'''

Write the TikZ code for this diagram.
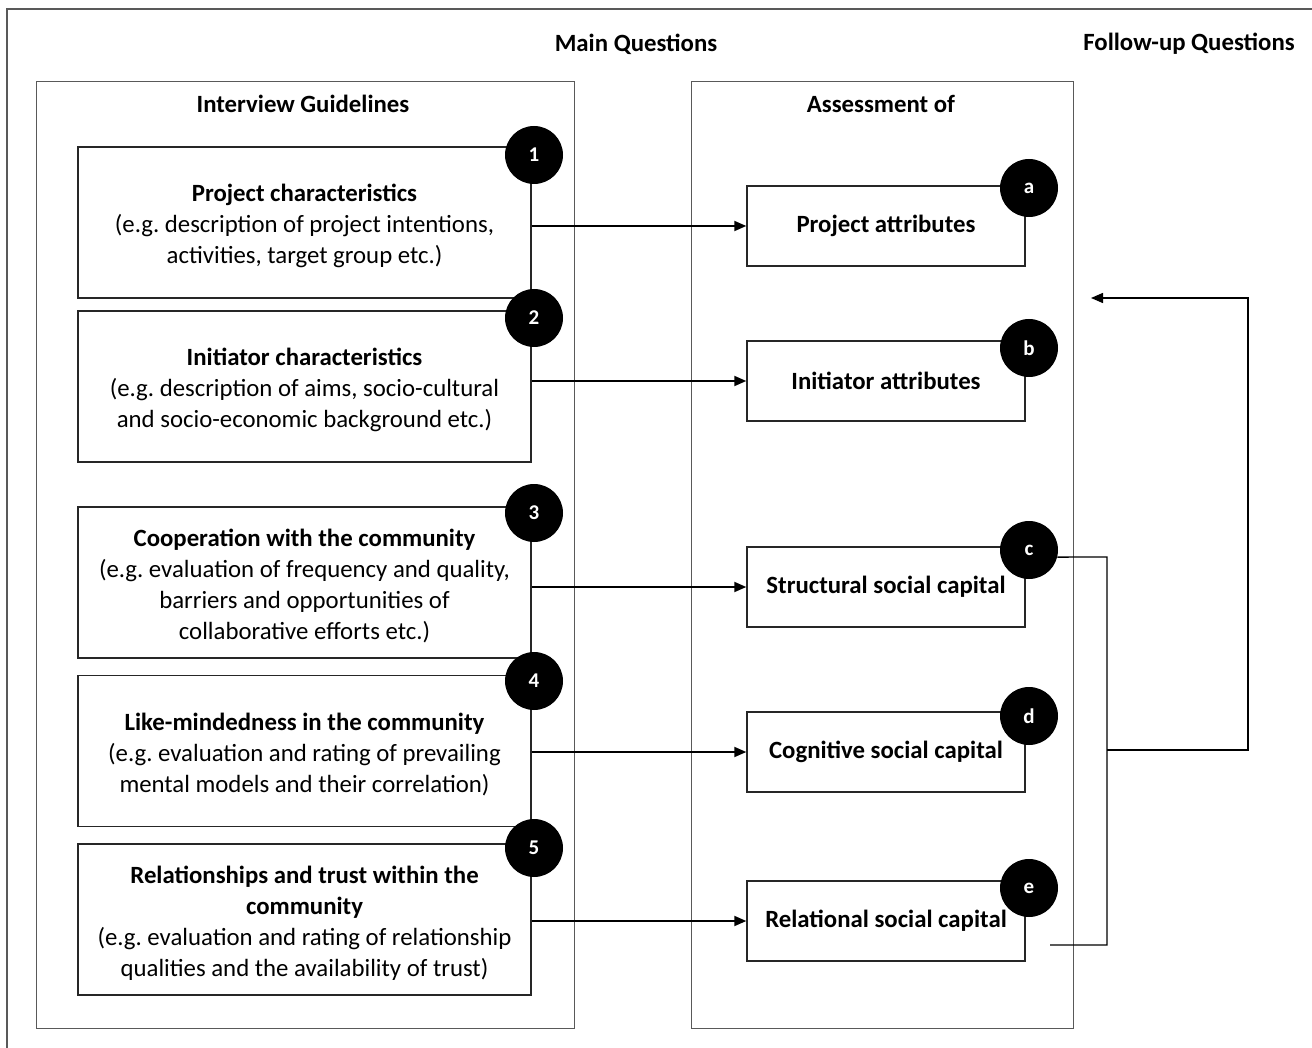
\documentclass[tikz,border=0pt]{standalone}
\usepackage{fontspec}
\setmainfont{Carlito}
\usetikzlibrary{arrows.meta,calc}
\frenchspacing
\newcommand{\toppad}{\rule{0pt}{25pt}}
\begin{document}
\begin{tikzpicture}[x=1pt,y=-1pt,
  txt/.style={font=\fontsize{24.8}{31}\selectfont\frenchspacing, align=center, inner sep=0pt},
  panel/.style={draw=black!65, line width=1pt},
  lbox/.style={draw=black!85, line width=1.4pt, minimum width=453pt, minimum height=151pt, txt},
  rbox/.style={draw=black!85, line width=1.4pt, minimum width=278pt, minimum height=80pt, txt, font=\fontsize{24.8}{31}\selectfont\bfseries},
  num/.style={circle, fill=black, minimum size=58pt, inner sep=0pt, text=white, font=\fontsize{21}{24}\selectfont\bfseries},
  conn/.style={line width=1.8pt, black},
  arr/.style={conn, -{Triangle[length=12pt,width=10pt]}},
  hdr/.style={txt, font=\fontsize{24.8}{31}\selectfont\bfseries}
]
\useasboundingbox (0,0) rectangle (1312,1048);
\fill[white] (0,0) rectangle (1312,1048);
% outer frame (top and left edges visible)
\draw[draw=black!65, line width=1.2pt] (7,1048) -- (7,9) -- (1312,9);
% headers
\node[hdr] (mq) at (636,44) {Main Questions};
\node[hdr] (fq) at (1189,44) {Follow-up Questions};
% panels
\draw[panel] (36,82) rectangle (574,1028);
\draw[panel] (691,82) rectangle (1073,1028);
\node[hdr] (ig) at (303,104) {Interview Guidelines};
\node[hdr] (ao) at (881,104) {Assessment of};
% left boxes
\node[lbox] (L1) at (304.5,222.5) {\toppad\textbf{Project characteristics}\\(e.g. description of project intentions,\\activities, target group etc.)};
\node[lbox] (L2) at (304.5,386.5) {\toppad\textbf{Initiator characteristics}\\(e.g. description of aims, socio-cultural\\and socio-economic background etc.)};
\node[lbox] (L3) at (304.5,582.5) {\toppad\textbf{Cooperation with the community}\\(e.g. evaluation of frequency and quality,\\barriers and opportunities of\\collaborative efforts etc.)};
\node[lbox] (L4) at (304.5,751) {\toppad\textbf{Like-mindedness in the community}\\(e.g. evaluation and rating of prevailing\\mental models and their correlation)};
\node[lbox] (L5) at (304.5,919.5) {\toppad\textbf{Relationships and trust within the}\\\textbf{community}\\(e.g. evaluation and rating of relationship\\qualities and the availability of trust)};
% right boxes
\node[rbox] (Ra) at (886,226) {Project attributes};
\node[rbox] (Rb) at (886,381) {Initiator attributes};
\node[rbox] (Rc) at (886,587) {Structural social capital};
\node[rbox] (Rd) at (886,752) {Cognitive social capital};
\node[rbox] (Re) at (886,921) {Relational social capital};
% arrows
\draw[arr] (L1.east |- Ra.west) -- (Ra.west);
\draw[arr] (L2.east |- Rb.west) -- (Rb.west);
\draw[arr] (L3.east |- Rc.west) -- (Rc.west);
\draw[arr] (L4.east |- Rd.west) -- (Rd.west);
\draw[arr] (L5.east |- Re.west) -- (Re.west);
% number circles
\node[num] (n1) at (534,155) {1};
\node[num] (n2) at (534,318) {2};
\node[num] (n3) at (534,513) {3};
\node[num] (n4) at (534,681) {4};
\node[num] (n5) at (534,848) {5};
\node[num] (na) at (1029,188) {a};
\node[num] (nb) at (1029,348) {b};
\node[num] (nc) at (1029,550) {c};
\node[num] (nd) at (1029,716) {d};
\node[num] (ne) at (1029,888) {e};
% follow-up connector
\coordinate (bend) at (1107,557);
\coordinate (eend) at (1050,945);
\coordinate (mid) at (1107,750);
\coordinate (rt) at (1248,750);
\coordinate (tip) at (1091,298);
\draw[conn, line width=1.4pt] (nc.-14) -- (bend) -- (bend |- eend) -- (eend);
\draw[arr, line width=1.4pt] (mid) -- (rt) -- (rt |- tip) -- (tip);
\end{tikzpicture}
\end{document}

'''

THE PROBLEM >> Reproduce the data word for word, excluding its pictures.

ANSWER FOR THIS EXERCISE >>
Write the TikZ code for this diagram.
\documentclass[tikz,border=0pt]{standalone}
\usepackage{fontspec}
\setmainfont{Carlito}
\usetikzlibrary{arrows.meta,calc}
\frenchspacing
\newcommand{\toppad}{\rule{0pt}{25pt}}
\begin{document}
\begin{tikzpicture}[x=1pt,y=-1pt,
  txt/.style={font=\fontsize{24.8}{31}\selectfont\frenchspacing, align=center, inner sep=0pt},
  panel/.style={draw=black!65, line width=1pt},
  lbox/.style={draw=black!85, line width=1.4pt, minimum width=453pt, minimum height=151pt, txt},
  rbox/.style={draw=black!85, line width=1.4pt, minimum width=278pt, minimum height=80pt, txt, font=\fontsize{24.8}{31}\selectfont\bfseries},
  num/.style={circle, fill=black, minimum size=58pt, inner sep=0pt, text=white, font=\fontsize{21}{24}\selectfont\bfseries},
  conn/.style={line width=1.8pt, black},
  arr/.style={conn, -{Triangle[length=12pt,width=10pt]}},
  hdr/.style={txt, font=\fontsize{24.8}{31}\selectfont\bfseries}
]
\useasboundingbox (0,0) rectangle (1312,1048);
\fill[white] (0,0) rectangle (1312,1048);
% outer frame (top and left edges visible)
\draw[draw=black!65, line width=1.2pt] (7,1048) -- (7,9) -- (1312,9);
% headers
\node[hdr] (mq) at (636,44) {Main Questions};
\node[hdr] (fq) at (1189,44) {Follow-up Questions};
% panels
\draw[panel] (36,82) rectangle (574,1028);
\draw[panel] (691,82) rectangle (1073,1028);
\node[hdr] (ig) at (303,104) {Interview Guidelines};
\node[hdr] (ao) at (881,104) {Assessment of};
% left boxes
\node[lbox] (L1) at (304.5,222.5) {\toppad\textbf{Project characteristics}\\(e.g. description of project intentions,\\activities, target group etc.)};
\node[lbox] (L2) at (304.5,386.5) {\toppad\textbf{Initiator characteristics}\\(e.g. description of aims, socio-cultural\\and socio-economic background etc.)};
\node[lbox] (L3) at (304.5,582.5) {\toppad\textbf{Cooperation with the community}\\(e.g. evaluation of frequency and quality,\\barriers and opportunities of\\collaborative efforts etc.)};
\node[lbox] (L4) at (304.5,751) {\toppad\textbf{Like-mindedness in the community}\\(e.g. evaluation and rating of prevailing\\mental models and their correlation)};
\node[lbox] (L5) at (304.5,919.5) {\toppad\textbf{Relationships and trust within the}\\\textbf{community}\\(e.g. evaluation and rating of relationship\\qualities and the availability of trust)};
% right boxes
\node[rbox] (Ra) at (886,226) {Project attributes};
\node[rbox] (Rb) at (886,381) {Initiator attributes};
\node[rbox] (Rc) at (886,587) {Structural social capital};
\node[rbox] (Rd) at (886,752) {Cognitive social capital};
\node[rbox] (Re) at (886,921) {Relational social capital};
% arrows
\draw[arr] (L1.east |- Ra.west) -- (Ra.west);
\draw[arr] (L2.east |- Rb.west) -- (Rb.west);
\draw[arr] (L3.east |- Rc.west) -- (Rc.west);
\draw[arr] (L4.east |- Rd.west) -- (Rd.west);
\draw[arr] (L5.east |- Re.west) -- (Re.west);
% number circles
\node[num] (n1) at (534,155) {1};
\node[num] (n2) at (534,318) {2};
\node[num] (n3) at (534,513) {3};
\node[num] (n4) at (534,681) {4};
\node[num] (n5) at (534,848) {5};
\node[num] (na) at (1029,188) {a};
\node[num] (nb) at (1029,348) {b};
\node[num] (nc) at (1029,550) {c};
\node[num] (nd) at (1029,716) {d};
\node[num] (ne) at (1029,888) {e};
% follow-up connector
\coordinate (bend) at (1107,557);
\coordinate (eend) at (1050,945);
\coordinate (mid) at (1107,750);
\coordinate (rt) at (1248,750);
\coordinate (tip) at (1091,298);
\draw[conn, line width=1.4pt] (nc.-14) -- (bend) -- (bend |- eend) -- (eend);
\draw[arr, line width=1.4pt] (mid) -- (rt) -- (rt |- tip) -- (tip);
\end{tikzpicture}
\end{document}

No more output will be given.